Skip all pictures, then copy the lines from the start of the data through the line with "width = 0.2", keeping both ends.

━━━━━━━━━━━━━━━━

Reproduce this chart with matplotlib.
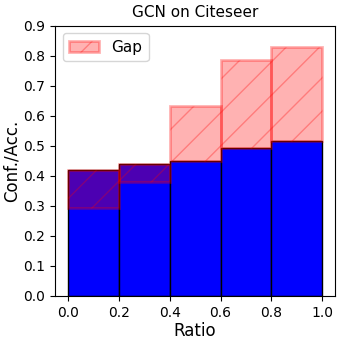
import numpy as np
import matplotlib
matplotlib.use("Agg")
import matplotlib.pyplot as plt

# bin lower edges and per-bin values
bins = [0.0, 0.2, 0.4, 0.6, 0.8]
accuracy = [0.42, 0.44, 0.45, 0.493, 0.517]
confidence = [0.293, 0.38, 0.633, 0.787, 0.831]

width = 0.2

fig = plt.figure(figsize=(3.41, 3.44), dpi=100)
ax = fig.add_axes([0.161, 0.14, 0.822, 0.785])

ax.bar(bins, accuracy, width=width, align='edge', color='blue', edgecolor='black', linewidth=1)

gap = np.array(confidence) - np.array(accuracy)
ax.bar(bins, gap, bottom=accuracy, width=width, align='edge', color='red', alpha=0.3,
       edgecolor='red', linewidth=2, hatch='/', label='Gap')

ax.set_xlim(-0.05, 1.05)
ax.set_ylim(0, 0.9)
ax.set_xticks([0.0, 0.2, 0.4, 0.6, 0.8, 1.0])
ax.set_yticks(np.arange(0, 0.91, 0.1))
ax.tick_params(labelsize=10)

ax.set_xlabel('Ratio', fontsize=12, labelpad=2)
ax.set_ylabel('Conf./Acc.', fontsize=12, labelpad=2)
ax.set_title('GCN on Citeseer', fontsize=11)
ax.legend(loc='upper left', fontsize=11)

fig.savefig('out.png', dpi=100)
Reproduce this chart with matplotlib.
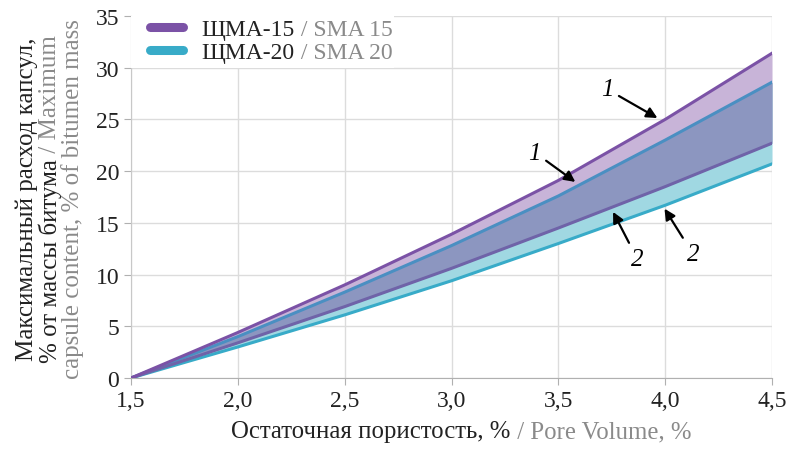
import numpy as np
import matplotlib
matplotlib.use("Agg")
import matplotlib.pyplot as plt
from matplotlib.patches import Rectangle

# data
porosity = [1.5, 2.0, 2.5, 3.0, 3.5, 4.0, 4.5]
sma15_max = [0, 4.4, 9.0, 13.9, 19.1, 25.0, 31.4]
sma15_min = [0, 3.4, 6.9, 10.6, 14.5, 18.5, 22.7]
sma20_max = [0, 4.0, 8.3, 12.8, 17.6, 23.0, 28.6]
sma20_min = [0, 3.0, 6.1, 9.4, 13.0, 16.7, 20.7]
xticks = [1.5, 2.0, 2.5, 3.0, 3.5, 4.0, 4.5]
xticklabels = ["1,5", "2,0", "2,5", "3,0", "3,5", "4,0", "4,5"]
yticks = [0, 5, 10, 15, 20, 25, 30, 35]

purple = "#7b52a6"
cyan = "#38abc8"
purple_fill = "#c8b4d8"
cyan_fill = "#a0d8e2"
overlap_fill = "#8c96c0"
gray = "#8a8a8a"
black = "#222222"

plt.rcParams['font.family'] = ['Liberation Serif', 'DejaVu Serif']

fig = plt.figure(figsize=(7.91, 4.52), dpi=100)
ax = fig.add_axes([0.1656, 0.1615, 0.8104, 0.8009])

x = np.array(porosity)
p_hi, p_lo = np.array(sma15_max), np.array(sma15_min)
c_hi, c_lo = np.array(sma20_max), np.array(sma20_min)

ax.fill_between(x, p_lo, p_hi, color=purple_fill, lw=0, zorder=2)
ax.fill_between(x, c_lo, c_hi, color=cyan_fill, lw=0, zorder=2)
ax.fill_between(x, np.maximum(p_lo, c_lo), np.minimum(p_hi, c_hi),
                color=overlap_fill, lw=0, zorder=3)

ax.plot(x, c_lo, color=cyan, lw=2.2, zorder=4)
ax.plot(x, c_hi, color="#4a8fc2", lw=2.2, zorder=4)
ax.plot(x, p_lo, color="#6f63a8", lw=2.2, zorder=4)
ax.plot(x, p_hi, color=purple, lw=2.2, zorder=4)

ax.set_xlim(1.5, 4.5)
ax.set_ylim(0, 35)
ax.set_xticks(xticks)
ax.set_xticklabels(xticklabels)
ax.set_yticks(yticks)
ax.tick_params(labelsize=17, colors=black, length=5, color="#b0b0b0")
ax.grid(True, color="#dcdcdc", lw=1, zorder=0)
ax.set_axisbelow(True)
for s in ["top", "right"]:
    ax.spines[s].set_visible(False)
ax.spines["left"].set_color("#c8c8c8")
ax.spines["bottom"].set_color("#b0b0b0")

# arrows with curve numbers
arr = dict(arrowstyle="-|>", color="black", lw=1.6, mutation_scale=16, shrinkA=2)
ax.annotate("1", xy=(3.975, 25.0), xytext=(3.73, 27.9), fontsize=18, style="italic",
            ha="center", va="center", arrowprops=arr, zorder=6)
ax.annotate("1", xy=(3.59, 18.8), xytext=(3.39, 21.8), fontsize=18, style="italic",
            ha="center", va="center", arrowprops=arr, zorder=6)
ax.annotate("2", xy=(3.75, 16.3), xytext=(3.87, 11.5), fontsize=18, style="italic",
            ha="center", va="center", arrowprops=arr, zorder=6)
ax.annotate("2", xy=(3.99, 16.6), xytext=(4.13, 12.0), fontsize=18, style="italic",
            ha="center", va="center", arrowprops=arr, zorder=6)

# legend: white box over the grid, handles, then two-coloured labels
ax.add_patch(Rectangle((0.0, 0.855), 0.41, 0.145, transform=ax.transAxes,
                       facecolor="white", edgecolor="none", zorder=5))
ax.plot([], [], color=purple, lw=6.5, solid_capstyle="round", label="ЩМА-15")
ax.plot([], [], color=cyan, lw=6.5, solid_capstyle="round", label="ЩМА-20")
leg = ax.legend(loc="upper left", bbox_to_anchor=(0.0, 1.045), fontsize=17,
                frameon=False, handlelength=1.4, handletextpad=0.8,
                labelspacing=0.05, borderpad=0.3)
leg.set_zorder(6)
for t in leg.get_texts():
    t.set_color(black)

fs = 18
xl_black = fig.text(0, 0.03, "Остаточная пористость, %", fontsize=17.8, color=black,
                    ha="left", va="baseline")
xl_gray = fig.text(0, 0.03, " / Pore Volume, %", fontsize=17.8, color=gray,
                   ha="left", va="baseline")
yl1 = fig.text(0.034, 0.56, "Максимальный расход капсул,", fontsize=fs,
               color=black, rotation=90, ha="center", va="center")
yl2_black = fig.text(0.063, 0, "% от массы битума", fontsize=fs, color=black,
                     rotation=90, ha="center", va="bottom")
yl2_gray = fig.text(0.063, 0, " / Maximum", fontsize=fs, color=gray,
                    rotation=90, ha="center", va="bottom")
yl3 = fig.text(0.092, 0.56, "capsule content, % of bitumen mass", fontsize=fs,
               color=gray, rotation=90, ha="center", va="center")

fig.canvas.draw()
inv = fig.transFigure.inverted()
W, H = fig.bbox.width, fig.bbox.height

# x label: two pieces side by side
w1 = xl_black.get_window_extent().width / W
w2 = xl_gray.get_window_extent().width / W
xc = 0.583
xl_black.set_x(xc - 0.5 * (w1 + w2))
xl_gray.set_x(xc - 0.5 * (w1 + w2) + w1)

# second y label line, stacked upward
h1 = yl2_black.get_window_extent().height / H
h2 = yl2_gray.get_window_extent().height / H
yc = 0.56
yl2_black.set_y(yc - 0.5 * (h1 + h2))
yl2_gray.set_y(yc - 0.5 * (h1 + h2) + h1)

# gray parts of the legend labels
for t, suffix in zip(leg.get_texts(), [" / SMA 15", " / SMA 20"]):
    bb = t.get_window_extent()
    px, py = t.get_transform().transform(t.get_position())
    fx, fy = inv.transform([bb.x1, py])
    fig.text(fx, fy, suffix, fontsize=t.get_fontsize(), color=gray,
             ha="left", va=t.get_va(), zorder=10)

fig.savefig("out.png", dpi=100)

━━━━━━━━━━━━━━━━

• Output below:
Reproduce this chart with matplotlib.
import numpy as np
import matplotlib
matplotlib.use("Agg")
import matplotlib.pyplot as plt

# bin lower edges and per-bin values
bins = [0.0, 0.2, 0.4, 0.6, 0.8]
accuracy = [0.42, 0.44, 0.45, 0.493, 0.517]
confidence = [0.293, 0.38, 0.633, 0.787, 0.831]

width = 0.2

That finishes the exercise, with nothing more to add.